PROSPECTUS

You have probably played the game in which there are three people, and the first person whispers a message to the second, the second whispers the message to the third, and the third tells everyone what he or she heard. Often the message is garbled beyond comprehension. This game illustrates a common phenomenon--people do not always perceive, understand, and remember the information with which they are presented. This phenomenon will undoubtedly recur in many areas of your life, including this class.

As the instructor, I plan to present you with a wealth of new information. I have gleaned this information from various sources, such as journal articles and conversations with colleages. If I had not found it exciting or relevant in some way, then I would have forgotten it, and you will too. In this class you will be forgiven for forgetting. You are, arguably, presented with much more information than you need, and you must somehow learn to sift through it. What is important, from the perspective of this course, is not what you forget, but what you can remember--and use.

To succeed in this course, you must take ownership of some of the ideas in the course and weave them into your own network of understanding. You will summarize, criticize, and evaluate them--you will pick them apart and reassemble them. In the process you will make use of a form of memory of which everyone should become a deft manipulator: external memory.

External memory is memory that exists on paper in some form of representation. There are many possible forms of representation. Some are better than others for certain purposes, such as giving a speech. We will strive to perfect the form of representation that has perhaps the most drawbacks, but that allows perhaps the greatest subtlety--namely writing. I have chosen to focus on this form of representation because I aim to instill subtlety, not a surfeit of information. I not only want to teach you what I know; in the end, I also want to learn from you.

It is a joy to reach the end of a term and, reading a student's paper, to hear a faint echo of what I have taught. But the echo must, and will, be faint, changed in some way to reflect a student's own understanding. If that understanding is strong, then it is because the student has filled in the holes left by my own presentation, or perhaps has taken a different position, which might involve poking some new holes.

Holes in understanding are likely to occur in different places in different students. On the other hand, strengths of understanding are also likely to diverge, if students have not relied solely on the instructor as their knowledge source. These divergences present an important opportunity for mutual correction--discussion by students with one another.
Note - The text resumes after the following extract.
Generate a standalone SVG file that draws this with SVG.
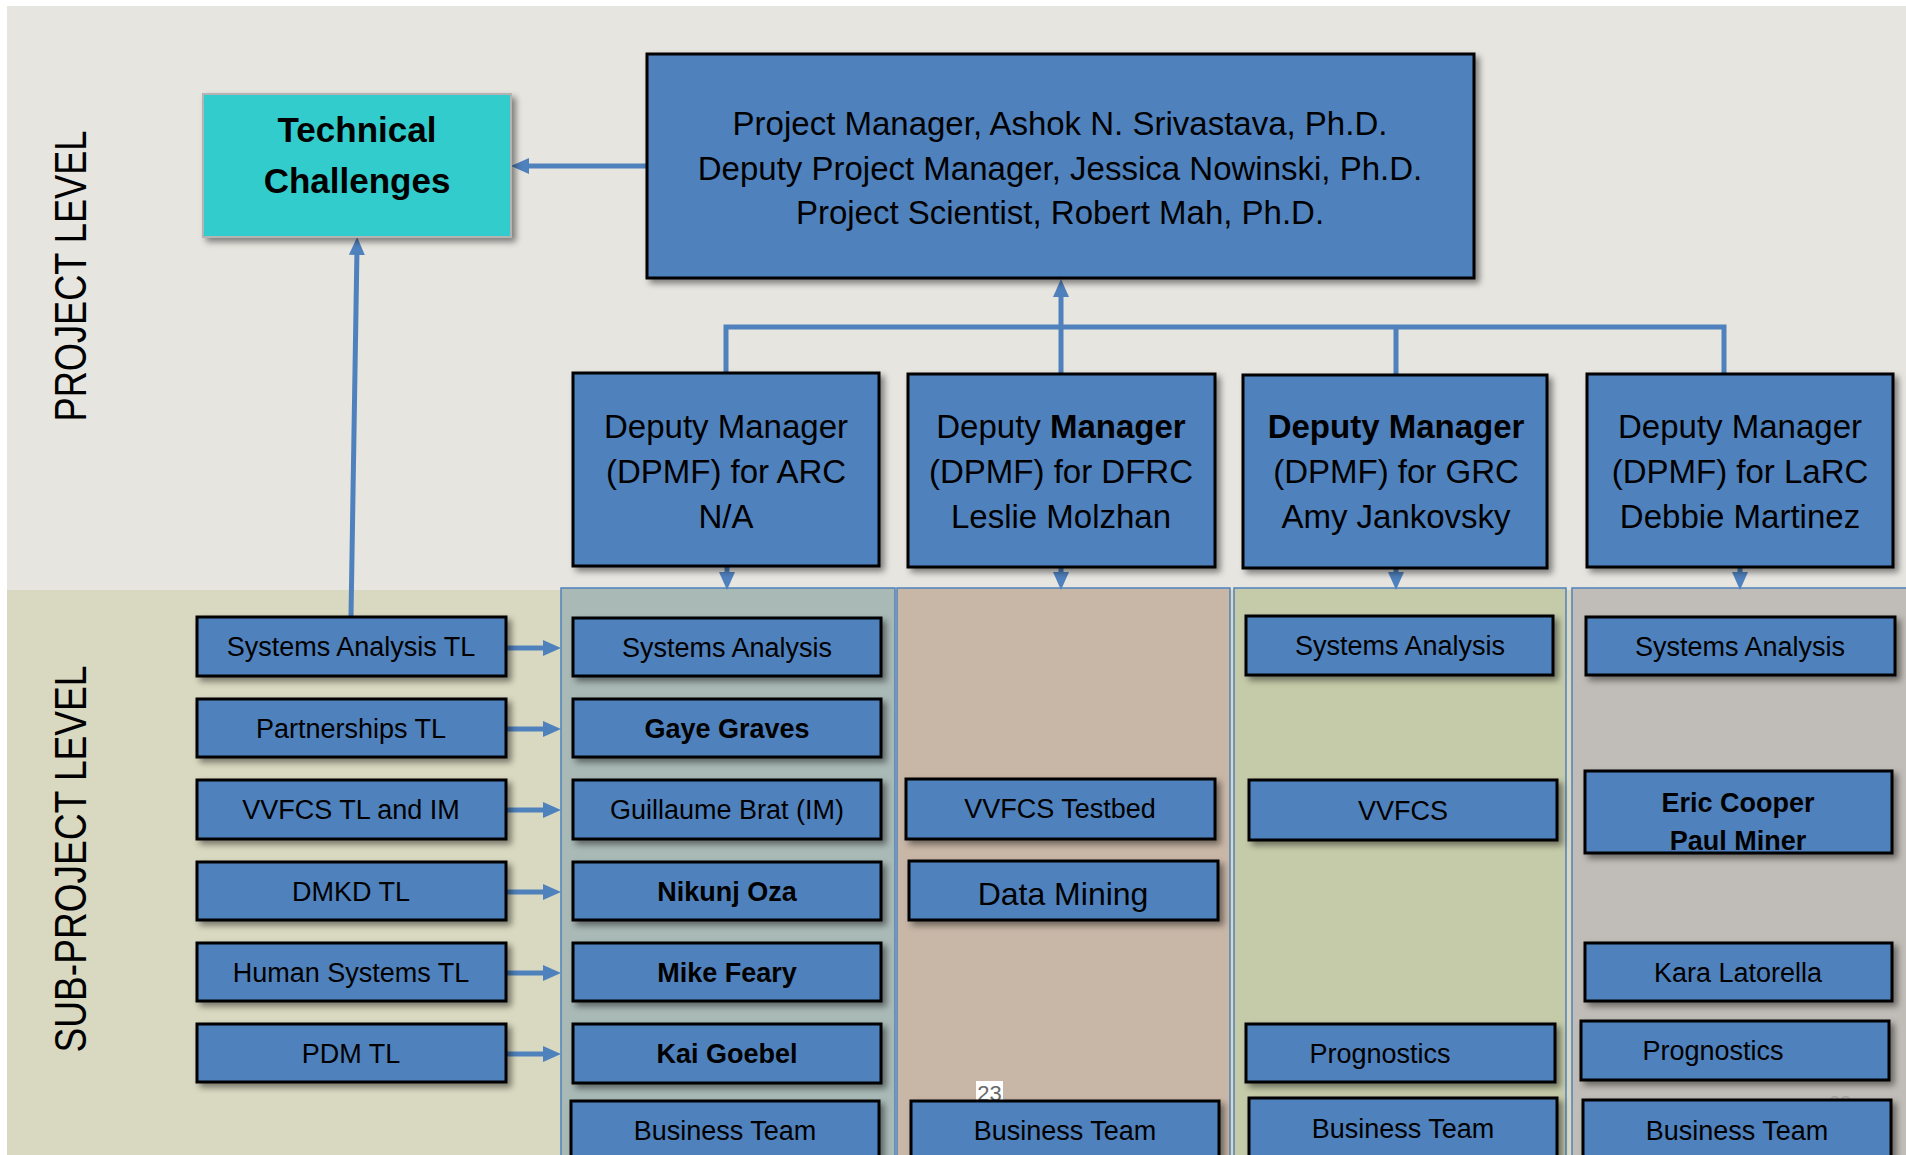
<svg xmlns="http://www.w3.org/2000/svg" width="1906" height="1155" viewBox="0 0 1906 1155">
<defs>
<style>
.box{fill:#4F81BD;stroke:#000;stroke-width:3;filter:url(#sh)}
.t{font-family:'Liberation Sans',Arial,sans-serif;fill:#000;text-anchor:middle}
.s27{font-size:27px}
.s33{font-size:33px}
.b{font-weight:bold}
.lane{stroke:#4F81BD;stroke-width:1.5}
.conn{stroke:#4F81BD;stroke-width:5;fill:none}
.arr{stroke:#4F81BD;stroke-width:5;fill:none;marker-end:url(#ah)}
</style>
<filter id="sh" x="-10%" y="-10%" width="130%" height="140%">
<feDropShadow dx="4" dy="4" stdDeviation="3" flood-color="#000" flood-opacity="0.45"/>
</filter>
<marker id="ah" viewBox="0 0 18 18" markerWidth="18" markerHeight="18" refX="7" refY="9" orient="auto" markerUnits="userSpaceOnUse">
<path d="M0,1 L18,9 L0,17 z" fill="#4F81BD"/>
</marker>
</defs>

<rect x="0" y="0" width="1906" height="1155" fill="#FFFFFF"/>
<rect x="7" y="6" width="1899" height="585" fill="#E7E5E0"/>
<rect x="7" y="590" width="1899" height="565" fill="#D9D8C0"/>

<g id="level-labels">
<text class="t" font-size="44" textLength="291" lengthAdjust="spacingAndGlyphs" transform="translate(86,276) rotate(-90)">PROJECT LEVEL</text>
<text class="t" font-size="44" textLength="387" lengthAdjust="spacingAndGlyphs" transform="translate(86,859) rotate(-90)">SUB-PROJECT LEVEL</text>
</g>

<g id="lanes">
<rect class="lane" x="561" y="588" width="334" height="580" fill="#A9B9B6"/>
<rect class="lane" x="897" y="588" width="333" height="580" fill="#C8B6A6"/>
<rect class="lane" x="1234" y="588" width="332" height="580" fill="#C5CBA9"/>
<rect class="lane" x="1572" y="588" width="340" height="580" fill="#C0BCB7"/>
</g>

<g id="connectors">
<path class="arr" d="M647,166 L522,166"/>
<path class="arr" d="M351,617 L357,248"/>
<path class="arr" d="M1061,374 L1061,290"/>
<path class="conn" d="M726,373 L726,327 L1724,327 L1724,374"/>
<path class="conn" d="M1396,327 L1396,375"/>
<path class="arr" d="M727,566 L727,579"/>
<path class="arr" d="M1061,567 L1061,579"/>
<path class="arr" d="M1396,568 L1396,579"/>
<path class="arr" d="M1740,567 L1740,579"/>
<path class="arr" d="M506,648 L550,648"/>
<path class="arr" d="M506,729 L550,729"/>
<path class="arr" d="M506,810 L550,810"/>
<path class="arr" d="M506,892 L550,892"/>
<path class="arr" d="M506,973 L550,973"/>
<path class="arr" d="M506,1054 L550,1054"/>
</g>

<g id="tech-challenges">
<rect x="203" y="94" width="308" height="143" fill="#33CCCC" stroke="#B4B4B4" stroke-width="2" filter="url(#sh)"/>
<text class="t b" font-size="35" x="357" y="142">Technical</text>
<text class="t b" font-size="35" x="357" y="193">Challenges</text>
</g>

<g id="project-manager">
<rect class="box" x="647" y="54" width="827" height="224"/>
<text class="t s33" x="1060" y="135">Project Manager, Ashok N. Srivastava, Ph.D.</text>
<text class="t s33" x="1060" y="180">Deputy Project Manager, Jessica Nowinski, Ph.D.</text>
<text class="t s33" x="1060" y="224">Project Scientist, Robert Mah, Ph.D.</text>
</g>

<g id="dpmf-arc">
<rect class="box" x="573" y="373" width="306" height="193"/>
<text class="t s33" x="726" y="438">Deputy Manager</text>
<text class="t s33" x="726" y="483">(DPMF) for ARC</text>
<text class="t s33" x="726" y="528">N/A</text>
</g>
<g id="dpmf-dfrc">
<rect class="box" x="908" y="374" width="307" height="193"/>
<text class="t s33" x="1061" y="438">Deputy <tspan class="b">Manager</tspan></text>
<text class="t s33" x="1061" y="483">(DPMF) for DFRC</text>
<text class="t s33" x="1061" y="528">Leslie Molzhan</text>
</g>
<g id="dpmf-grc">
<rect class="box" x="1243" y="375" width="304" height="193"/>
<text class="t s33 b" x="1396" y="438">Deputy Manager</text>
<text class="t s33" x="1396" y="483">(DPMF) for GRC</text>
<text class="t s33" x="1396" y="528">Amy Jankovsky</text>
</g>
<g id="dpmf-larc">
<rect class="box" x="1587" y="374" width="306" height="193"/>
<text class="t s33" x="1740" y="438">Deputy Manager</text>
<text class="t s33" x="1740" y="483">(DPMF) for LaRC</text>
<text class="t s33" x="1740" y="528">Debbie Martinez</text>
</g>

<g id="tl-systems-analysis"><rect class="box" x="197" y="617" width="309" height="59"/><text class="t s27" x="351" y="656">Systems Analysis TL</text></g>
<g id="tl-partnerships"><rect class="box" x="197" y="699" width="309" height="58"/><text class="t s27" x="351" y="738">Partnerships TL</text></g>
<g id="tl-vvfcs"><rect class="box" x="197" y="780" width="309" height="59"/><text class="t s27" x="351" y="819">VVFCS TL and IM</text></g>
<g id="tl-dmkd"><rect class="box" x="197" y="862" width="309" height="58"/><text class="t s27" x="351" y="901">DMKD TL</text></g>
<g id="tl-human-systems"><rect class="box" x="197" y="943" width="309" height="58"/><text class="t s27" x="351" y="982">Human Systems TL</text></g>
<g id="tl-pdm"><rect class="box" x="197" y="1024" width="309" height="58"/><text class="t s27" x="351" y="1063">PDM TL</text></g>

<g id="arc-systems-analysis"><rect class="box" x="573" y="618" width="308" height="58"/><text class="t s27" x="727" y="657">Systems Analysis</text></g>
<g id="arc-gaye-graves"><rect class="box" x="573" y="699" width="308" height="58"/><text class="t s27 b" x="727" y="738">Gaye Graves</text></g>
<g id="arc-guillaume-brat"><rect class="box" x="573" y="780" width="308" height="59"/><text class="t s27" x="727" y="819">Guillaume Brat (IM)</text></g>
<g id="arc-nikunj-oza"><rect class="box" x="573" y="862" width="308" height="58"/><text class="t s27 b" x="727" y="901">Nikunj Oza</text></g>
<g id="arc-mike-feary"><rect class="box" x="573" y="943" width="308" height="58"/><text class="t s27 b" x="727" y="982">Mike Feary</text></g>
<g id="arc-kai-goebel"><rect class="box" x="573" y="1024" width="308" height="59"/><text class="t s27 b" x="727" y="1063">Kai Goebel</text></g>
<g id="arc-business-team"><rect class="box" x="571" y="1101" width="308" height="70"/><text class="t s27" x="725" y="1140">Business Team</text></g>

<g id="dfrc-vvfcs-testbed"><rect class="box" x="906" y="779" width="309" height="60"/><text class="t s27" x="1060" y="818">VVFCS Testbed</text></g>
<g id="dfrc-data-mining"><rect class="box" x="909" y="861" width="309" height="59"/><text class="t" font-size="32" x="1063" y="905">Data Mining</text></g>
<g id="page-number-23">
<rect x="976" y="1081" width="27" height="20" fill="#FFFFFF"/>
<text x="989.5" y="1101" font-family="'Liberation Sans',Arial,sans-serif" font-size="22" fill="#6A6A6A" text-anchor="middle">23</text>
</g>
<g id="dfrc-business-team"><rect class="box" x="911" y="1101" width="308" height="70"/><text class="t s27" x="1065" y="1140">Business Team</text></g>

<g id="grc-systems-analysis"><rect class="box" x="1246" y="616" width="307" height="59"/><text class="t s27" x="1400" y="655">Systems Analysis</text></g>
<g id="grc-vvfcs"><rect class="box" x="1249" y="780" width="308" height="60"/><text class="t s27" x="1403" y="820">VVFCS</text></g>
<g id="grc-prognostics"><rect class="box" x="1246" y="1024" width="309" height="58"/><text class="t s27" x="1380" y="1063">Prognostics</text></g>
<g id="grc-business-team"><rect class="box" x="1249" y="1098" width="308" height="70"/><text class="t s27" x="1403" y="1138">Business Team</text></g>

<g id="larc-systems-analysis"><rect class="box" x="1586" y="617" width="309" height="58"/><text class="t s27" x="1740" y="656">Systems Analysis</text></g>
<g id="larc-cooper-miner"><rect class="box" x="1585" y="771" width="307" height="82"/><text class="t s27 b" x="1738" y="812">Eric Cooper</text><text class="t s27 b" x="1738" y="850">Paul Miner</text></g>
<g id="larc-kara-latorella"><rect class="box" x="1585" y="943" width="307" height="58"/><text class="t s27" x="1738" y="982">Kara Latorella</text></g>
<g id="larc-prognostics"><rect class="box" x="1581" y="1021" width="308" height="59"/><text class="t s27" x="1713" y="1060">Prognostics</text></g>
<text x="1840" y="1110" font-family="'Liberation Sans',Arial,sans-serif" font-size="20" fill="#A8A49F" text-anchor="middle">23</text>
<g id="larc-business-team"><rect class="box" x="1583" y="1100" width="308" height="70"/><text class="t s27" x="1737" y="1140">Business Team</text></g>
</svg>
Unfortunately, for all their benefits in establishing rapport, in-class discussions rarely permit the subtlety that is this class' aim. Therefore, we will make use of an alternative version of peer commentary that is actually quite typical in academic journals. Authors who have written particularly good papers will have them published on the web, and other authors will contribute written peer commentaries on these papers, to which the original authors will respond. Because the publication outlet attracts many visitors, this process has the ancillary benefit that authors' work will be read by many persons interested in their chosen topic.